- [Written request] Quote each line of the material verbatim, without the pictures.

- [Material]

..............................

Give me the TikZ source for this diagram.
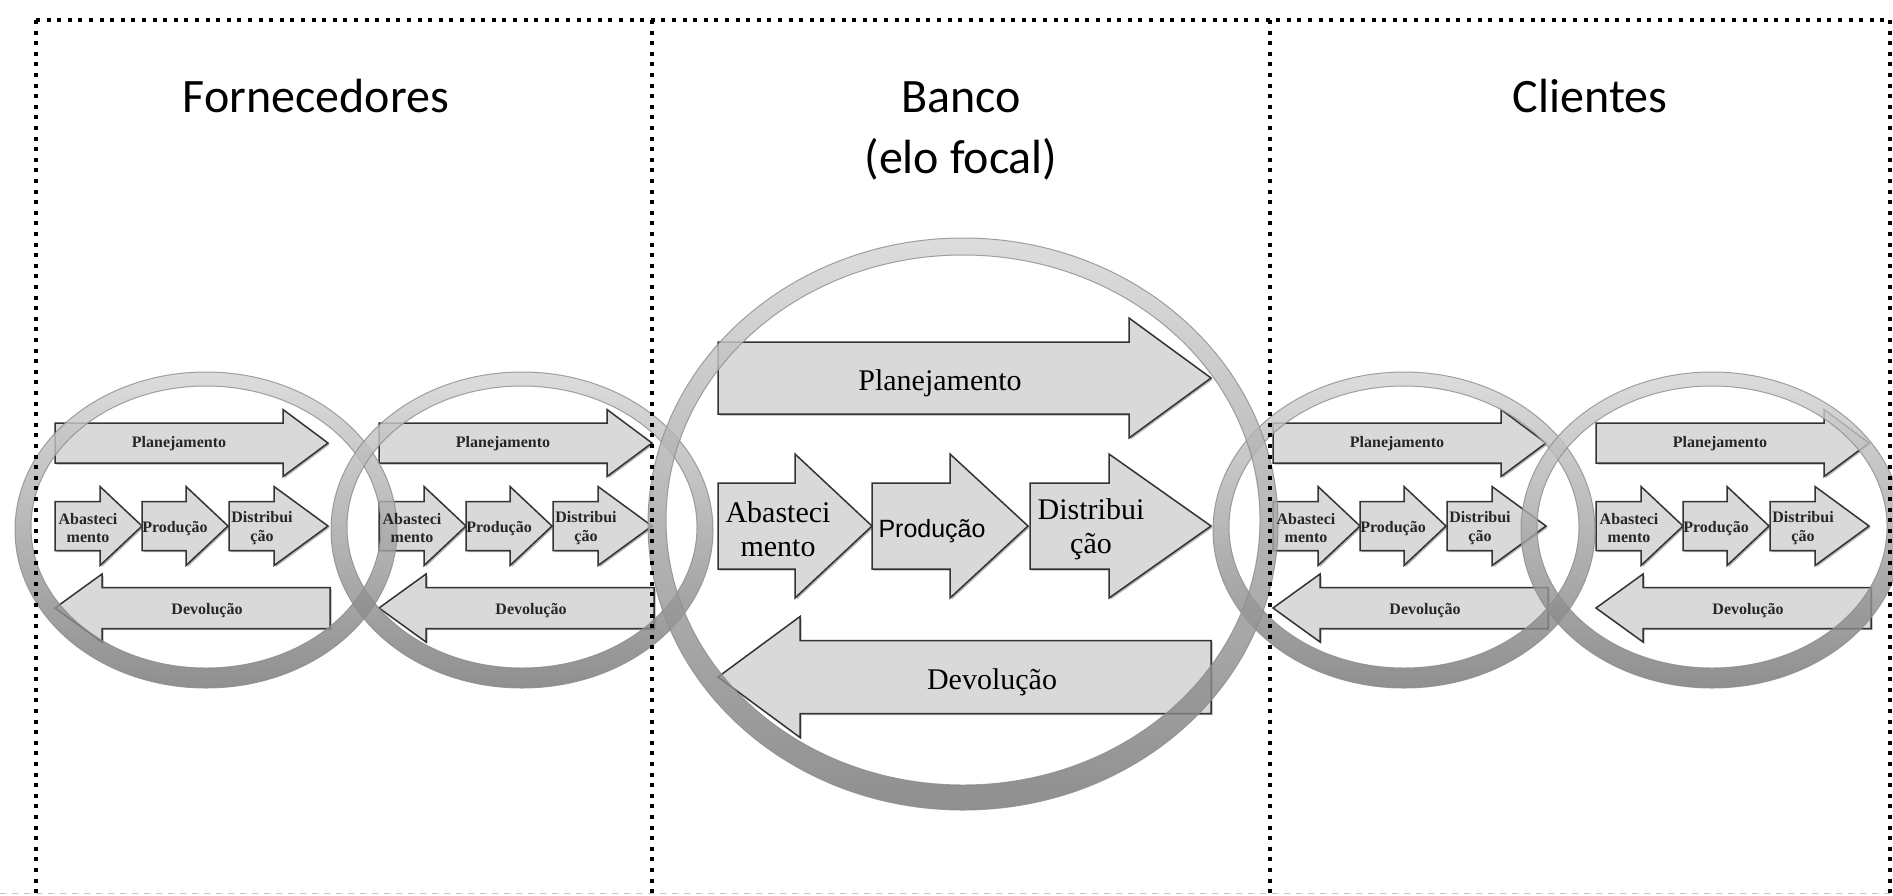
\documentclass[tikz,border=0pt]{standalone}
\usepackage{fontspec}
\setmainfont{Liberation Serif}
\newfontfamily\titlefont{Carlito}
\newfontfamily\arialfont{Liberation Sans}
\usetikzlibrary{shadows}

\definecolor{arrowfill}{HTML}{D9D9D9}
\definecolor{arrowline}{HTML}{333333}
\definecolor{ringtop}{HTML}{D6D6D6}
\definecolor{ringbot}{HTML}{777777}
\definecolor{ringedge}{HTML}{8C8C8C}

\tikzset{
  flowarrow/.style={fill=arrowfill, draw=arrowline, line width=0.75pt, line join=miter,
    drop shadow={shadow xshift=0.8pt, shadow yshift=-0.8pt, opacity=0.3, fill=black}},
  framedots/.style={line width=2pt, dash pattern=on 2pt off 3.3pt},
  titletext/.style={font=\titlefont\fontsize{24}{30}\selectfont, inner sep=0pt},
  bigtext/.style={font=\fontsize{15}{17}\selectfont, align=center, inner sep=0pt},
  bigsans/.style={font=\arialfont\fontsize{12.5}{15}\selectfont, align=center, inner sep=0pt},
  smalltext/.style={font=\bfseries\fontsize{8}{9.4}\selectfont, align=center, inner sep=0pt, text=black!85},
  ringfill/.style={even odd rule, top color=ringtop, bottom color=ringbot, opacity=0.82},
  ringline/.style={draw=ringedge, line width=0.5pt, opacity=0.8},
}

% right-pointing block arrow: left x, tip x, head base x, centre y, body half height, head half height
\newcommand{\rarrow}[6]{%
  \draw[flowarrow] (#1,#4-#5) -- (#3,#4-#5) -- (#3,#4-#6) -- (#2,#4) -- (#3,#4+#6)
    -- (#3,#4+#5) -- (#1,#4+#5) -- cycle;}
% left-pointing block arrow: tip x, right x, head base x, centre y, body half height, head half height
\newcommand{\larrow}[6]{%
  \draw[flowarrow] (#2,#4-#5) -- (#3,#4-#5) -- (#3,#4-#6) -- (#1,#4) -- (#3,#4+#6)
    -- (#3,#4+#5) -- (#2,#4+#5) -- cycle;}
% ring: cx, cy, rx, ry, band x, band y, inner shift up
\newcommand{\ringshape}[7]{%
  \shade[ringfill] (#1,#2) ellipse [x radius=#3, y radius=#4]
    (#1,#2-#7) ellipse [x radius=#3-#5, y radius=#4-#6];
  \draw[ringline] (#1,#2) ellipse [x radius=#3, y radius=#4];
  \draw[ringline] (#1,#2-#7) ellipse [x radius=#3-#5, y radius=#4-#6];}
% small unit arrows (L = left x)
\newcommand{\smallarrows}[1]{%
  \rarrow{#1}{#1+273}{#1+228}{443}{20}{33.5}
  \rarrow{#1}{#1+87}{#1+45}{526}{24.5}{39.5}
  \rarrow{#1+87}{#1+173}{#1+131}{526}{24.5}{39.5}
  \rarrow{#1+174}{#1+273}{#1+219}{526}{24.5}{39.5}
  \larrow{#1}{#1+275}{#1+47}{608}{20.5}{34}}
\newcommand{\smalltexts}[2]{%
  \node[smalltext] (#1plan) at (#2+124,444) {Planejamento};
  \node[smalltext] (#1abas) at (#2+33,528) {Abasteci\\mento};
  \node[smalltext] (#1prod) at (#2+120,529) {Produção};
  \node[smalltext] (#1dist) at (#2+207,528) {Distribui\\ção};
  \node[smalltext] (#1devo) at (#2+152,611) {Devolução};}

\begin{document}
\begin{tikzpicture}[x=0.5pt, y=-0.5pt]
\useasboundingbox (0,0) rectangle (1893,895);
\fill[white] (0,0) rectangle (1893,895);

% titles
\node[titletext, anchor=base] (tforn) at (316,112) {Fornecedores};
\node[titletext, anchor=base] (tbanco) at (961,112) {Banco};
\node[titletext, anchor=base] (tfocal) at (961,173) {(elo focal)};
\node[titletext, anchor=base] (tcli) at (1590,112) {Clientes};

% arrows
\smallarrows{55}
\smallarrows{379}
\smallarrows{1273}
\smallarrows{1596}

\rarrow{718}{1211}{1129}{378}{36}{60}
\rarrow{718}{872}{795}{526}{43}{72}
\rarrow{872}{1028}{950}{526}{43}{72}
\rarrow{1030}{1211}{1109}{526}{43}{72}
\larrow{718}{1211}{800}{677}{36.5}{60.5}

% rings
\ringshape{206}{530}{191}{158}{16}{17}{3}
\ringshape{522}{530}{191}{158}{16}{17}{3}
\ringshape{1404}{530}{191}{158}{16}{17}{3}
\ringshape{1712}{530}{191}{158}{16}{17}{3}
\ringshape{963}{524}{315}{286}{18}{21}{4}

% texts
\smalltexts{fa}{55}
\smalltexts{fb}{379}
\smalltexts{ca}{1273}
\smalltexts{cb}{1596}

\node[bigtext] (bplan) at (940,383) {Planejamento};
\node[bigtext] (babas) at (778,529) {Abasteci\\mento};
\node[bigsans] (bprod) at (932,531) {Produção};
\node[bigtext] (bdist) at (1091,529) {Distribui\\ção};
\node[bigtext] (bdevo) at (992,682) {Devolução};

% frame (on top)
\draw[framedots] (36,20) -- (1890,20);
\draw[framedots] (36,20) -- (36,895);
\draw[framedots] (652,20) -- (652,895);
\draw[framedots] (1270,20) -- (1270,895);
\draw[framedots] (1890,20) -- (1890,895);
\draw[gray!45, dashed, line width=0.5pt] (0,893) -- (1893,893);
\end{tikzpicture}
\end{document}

..............................

- [Response below]
Give me the TikZ source for this diagram.
\documentclass[tikz,border=0pt]{standalone}
\usepackage{fontspec}
\setmainfont{Liberation Serif}
\newfontfamily\titlefont{Carlito}
\newfontfamily\arialfont{Liberation Sans}
\usetikzlibrary{shadows}

\definecolor{arrowfill}{HTML}{D9D9D9}
\definecolor{arrowline}{HTML}{333333}
\definecolor{ringtop}{HTML}{D6D6D6}
\definecolor{ringbot}{HTML}{777777}
\definecolor{ringedge}{HTML}{8C8C8C}

\tikzset{
  flowarrow/.style={fill=arrowfill, draw=arrowline, line width=0.75pt, line join=miter,
    drop shadow={shadow xshift=0.8pt, shadow yshift=-0.8pt, opacity=0.3, fill=black}},
  framedots/.style={line width=2pt, dash pattern=on 2pt off 3.3pt},
  titletext/.style={font=\titlefont\fontsize{24}{30}\selectfont, inner sep=0pt},
  bigtext/.style={font=\fontsize{15}{17}\selectfont, align=center, inner sep=0pt},
  bigsans/.style={font=\arialfont\fontsize{12.5}{15}\selectfont, align=center, inner sep=0pt},
  smalltext/.style={font=\bfseries\fontsize{8}{9.4}\selectfont, align=center, inner sep=0pt, text=black!85},
  ringfill/.style={even odd rule, top color=ringtop, bottom color=ringbot, opacity=0.82},
  ringline/.style={draw=ringedge, line width=0.5pt, opacity=0.8},
}

% right-pointing block arrow: left x, tip x, head base x, centre y, body half height, head half height
\newcommand{\rarrow}[6]{%
  \draw[flowarrow] (#1,#4-#5) -- (#3,#4-#5) -- (#3,#4-#6) -- (#2,#4) -- (#3,#4+#6)
    -- (#3,#4+#5) -- (#1,#4+#5) -- cycle;}
% left-pointing block arrow: tip x, right x, head base x, centre y, body half height, head half height
\newcommand{\larrow}[6]{%
  \draw[flowarrow] (#2,#4-#5) -- (#3,#4-#5) -- (#3,#4-#6) -- (#1,#4) -- (#3,#4+#6)
    -- (#3,#4+#5) -- (#2,#4+#5) -- cycle;}
% ring: cx, cy, rx, ry, band x, band y, inner shift up
\newcommand{\ringshape}[7]{%
  \shade[ringfill] (#1,#2) ellipse [x radius=#3, y radius=#4]
    (#1,#2-#7) ellipse [x radius=#3-#5, y radius=#4-#6];
  \draw[ringline] (#1,#2) ellipse [x radius=#3, y radius=#4];
  \draw[ringline] (#1,#2-#7) ellipse [x radius=#3-#5, y radius=#4-#6];}
% small unit arrows (L = left x)
\newcommand{\smallarrows}[1]{%
  \rarrow{#1}{#1+273}{#1+228}{443}{20}{33.5}
  \rarrow{#1}{#1+87}{#1+45}{526}{24.5}{39.5}
  \rarrow{#1+87}{#1+173}{#1+131}{526}{24.5}{39.5}
  \rarrow{#1+174}{#1+273}{#1+219}{526}{24.5}{39.5}
  \larrow{#1}{#1+275}{#1+47}{608}{20.5}{34}}
\newcommand{\smalltexts}[2]{%
  \node[smalltext] (#1plan) at (#2+124,444) {Planejamento};
  \node[smalltext] (#1abas) at (#2+33,528) {Abasteci\\mento};
  \node[smalltext] (#1prod) at (#2+120,529) {Produção};
  \node[smalltext] (#1dist) at (#2+207,528) {Distribui\\ção};
  \node[smalltext] (#1devo) at (#2+152,611) {Devolução};}

\begin{document}
\begin{tikzpicture}[x=0.5pt, y=-0.5pt]
\useasboundingbox (0,0) rectangle (1893,895);
\fill[white] (0,0) rectangle (1893,895);

% titles
\node[titletext, anchor=base] (tforn) at (316,112) {Fornecedores};
\node[titletext, anchor=base] (tbanco) at (961,112) {Banco};
\node[titletext, anchor=base] (tfocal) at (961,173) {(elo focal)};
\node[titletext, anchor=base] (tcli) at (1590,112) {Clientes};

% arrows
\smallarrows{55}
\smallarrows{379}
\smallarrows{1273}
\smallarrows{1596}

\rarrow{718}{1211}{1129}{378}{36}{60}
\rarrow{718}{872}{795}{526}{43}{72}
\rarrow{872}{1028}{950}{526}{43}{72}
\rarrow{1030}{1211}{1109}{526}{43}{72}
\larrow{718}{1211}{800}{677}{36.5}{60.5}

% rings
\ringshape{206}{530}{191}{158}{16}{17}{3}
\ringshape{522}{530}{191}{158}{16}{17}{3}
\ringshape{1404}{530}{191}{158}{16}{17}{3}
\ringshape{1712}{530}{191}{158}{16}{17}{3}
\ringshape{963}{524}{315}{286}{18}{21}{4}

% texts
\smalltexts{fa}{55}
\smalltexts{fb}{379}
\smalltexts{ca}{1273}
\smalltexts{cb}{1596}

\node[bigtext] (bplan) at (940,383) {Planejamento};
\node[bigtext] (babas) at (778,529) {Abasteci\\mento};
\node[bigsans] (bprod) at (932,531) {Produção};
\node[bigtext] (bdist) at (1091,529) {Distribui\\ção};
\node[bigtext] (bdevo) at (992,682) {Devolução};

% frame (on top)
\draw[framedots] (36,20) -- (1890,20);
\draw[framedots] (36,20) -- (36,895);
\draw[framedots] (652,20) -- (652,895);
\draw[framedots] (1270,20) -- (1270,895);
\draw[framedots] (1890,20) -- (1890,895);
\draw[gray!45, dashed, line width=0.5pt] (0,893) -- (1893,893);
\end{tikzpicture}
\end{document}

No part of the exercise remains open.